Cost of Capital
The cost of capital in a business measures all the costs that the company incurs to finance all operating activities. It can also be considered as the minimum revenue that must be earned by a company before they begin to generate profit. The weighted average cost of capital (WACC) considers the firms average after-tax cost of capital from all sources, or the average rate a company expects to pay to finance its assets.
Component Cost
Component cost is the description of the costs used to calculate WACC, and was calculated using cost of debt and cost of common equity. The cost of debt is the interest rate that a company pays on debts, including bonds and loans. As recorded by Factset, Denny's had a pre-tax cost of debt of 2.91%, a tax rate of 23%, concurring a total after-tax cost of debt of 2.24%. Competitors in the industry like Darden Restaurants saw an after-tax cost of debt of around 5%, while competitor Bloomin Brands saw about 4%. Having a lower cost of debts indicates that Denny's has slightly less risk that competitors, and displays better potential income growth.
Cost of Debt
Cost of Common Equity
The cost of common equity was calculated using CAPM, or the Capital Asset Pricing Model. This model calculated the cost of equity based on Denny's risk-free rate, Beta, and MRP. The risk-free rate was based on the 10-year government yield.
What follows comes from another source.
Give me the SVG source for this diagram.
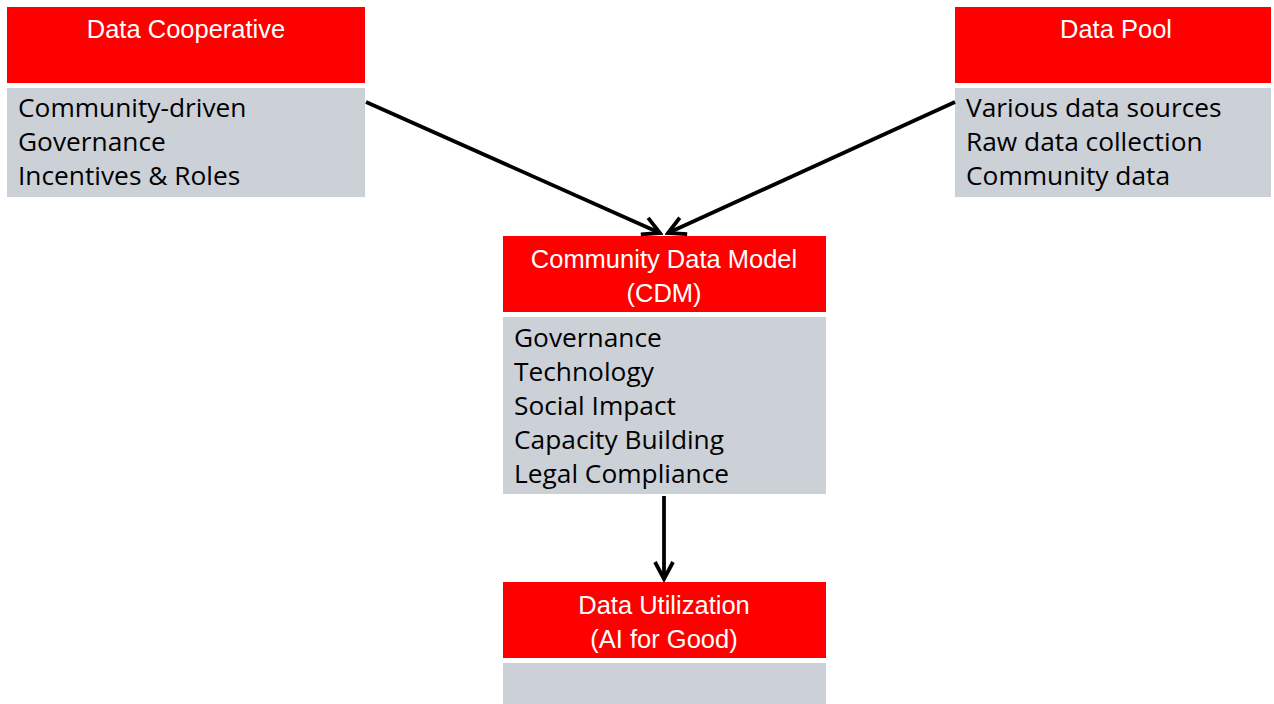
<svg xmlns="http://www.w3.org/2000/svg" width="1274" height="704" viewBox="0 0 1274 704">
<defs>
<style>
.hd{fill:#ff0000}
.bd{fill:#ccd0d7}
.ht{font-family:"Liberation Sans",Arial,sans-serif;font-size:25.5px;fill:#ffffff;text-anchor:middle}
.bt{font-family:"Open Sans","Liberation Sans",Arial,sans-serif;font-size:26.3px;fill:#000000}
.cn{stroke:#000;stroke-width:3.8;fill:none}
</style>
<marker id="ah" viewBox="0 0 22 22" refX="19" refY="11" markerWidth="22" markerHeight="22" markerUnits="userSpaceOnUse" orient="auto">
<polyline points="2,2 19,11 2,20" fill="none" stroke="#000" stroke-width="3.8"/>
</marker>
</defs>
<rect width="1274" height="704" fill="#ffffff"/>
<g id="data-cooperative">
<rect class="hd" x="7" y="7" width="358" height="76"/>
<rect class="bd" x="7" y="88" width="358" height="109"/>
<text class="ht" x="186" y="38">Data Cooperative</text>
<text class="bt" x="18" y="117">Community-driven</text>
<text class="bt" x="18" y="151">Governance</text>
<text class="bt" x="18" y="185">Incentives &amp; Roles</text>
</g>
<g id="data-pool">
<rect class="hd" x="955" y="7" width="316" height="76"/>
<rect class="bd" x="955" y="88" width="316" height="109"/>
<text class="ht" x="1116" y="38">Data Pool</text>
<text class="bt" x="966" y="117">Various data sources</text>
<text class="bt" x="966" y="151">Raw data collection</text>
<text class="bt" x="966" y="185">Community data</text>
</g>
<g id="cdm">
<rect class="hd" x="503" y="236" width="323" height="76"/>
<rect class="bd" x="503" y="317" width="323" height="177"/>
<text class="ht" x="664" y="268">Community Data Model</text>
<text class="ht" x="664" y="302">(CDM)</text>
<text class="bt" x="514" y="347">Governance</text>
<text class="bt" x="514" y="381">Technology</text>
<text class="bt" x="514" y="415">Social Impact</text>
<text class="bt" x="514" y="449">Capacity Building</text>
<text class="bt" x="514" y="483">Legal Compliance</text>
</g>
<g id="data-utilization">
<rect class="hd" x="503" y="582" width="323" height="76"/>
<rect class="bd" x="503" y="663" width="323" height="41"/>
<text class="ht" x="664" y="614">Data Utilization</text>
<text class="ht" x="664" y="648">(AI for Good)</text>
</g>
<g id="connectors">
<line class="cn" x1="366" y1="102" x2="660" y2="233" marker-end="url(#ah)"/>
<line class="cn" x1="955" y1="102" x2="668" y2="233" marker-end="url(#ah)"/>
<line class="cn" x1="664" y1="496" x2="664" y2="579" marker-end="url(#ah)"/>
</g>
</svg>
Beta represents the riskiness and volatility of the company; a Beta of 1 means the company is on line with the market movements, and a higher beta indicates higher volatility of the company in comparison with market movements. Denny's Beta of 1.7 indicates that it is volatile, so when the market does well Denny's will do even better, but if the market suffers losses Denny's will be hit even worse; this is common in the restaurant industry. The MRP, or market risk premium, is the difference between the risk-free rate and the expected return on an average market portfolio. The cost of equity was calculated by multiplying Beta by the MRP, then adding the risk-free rate to determine an overall cost of 11.03%. Competitors in the industry indicated similar or slightly higher costs of equity, so Denny's lower costs demonstrate a relatively stable, healthy and low risk environment.
Capital Structure
The Capital Structure of Denny's Corporation was calculated according to WACC, using long-term debt, common equity, current stock price, and outstanding shares. All values were calculated according to those recorded by Factset on November 2, 2022. Common Equity was found by multiplying the current stock price, $11.60 by the outstanding shares, 61.7 million. Both LTD and Common Equity were weighted as percentages of the total value of debt, totaling 20.34% LTD and 79.66% equity. The component cost for LTD was taken from the after-tax cost of debt, calculated above to be 2.24%. The component cost for common equity was calculated from the cost of equity (CAPM), or 11.03%. Summarizing the weight multiplied by the component cost of each element equals the total WACC, 9.24%. This value is relatively low and indicates that Denny's is mostly safe to invest in, and that it is not using too much of its debt or paying in a lot of equity to grow the business.
Sensitivity of WACC
As seen in the image below, a sensitivity analysis was calculated for the components of WACC using values from ValueLine, Factset, and S&P Capital IQ. Each of these sites has slightly different variations of Beta and CAPM, and thus slight variations of the WACC calculation as well. Ultimately, the Beta used in my calculations was from Factset, the 1.7 value; however, this is higher than Valueline and Capital IQ use, which respectively were 1.6 and 1.54. If one of those values had been used in calculations, the resulting WACC would marginally decrease. It is important to note these variations in estimated values because investors want to have a rounded perspective, backed by multiple sources, so when the rough average of those variations is the same as the estimate it is obvious that it is more or less correct.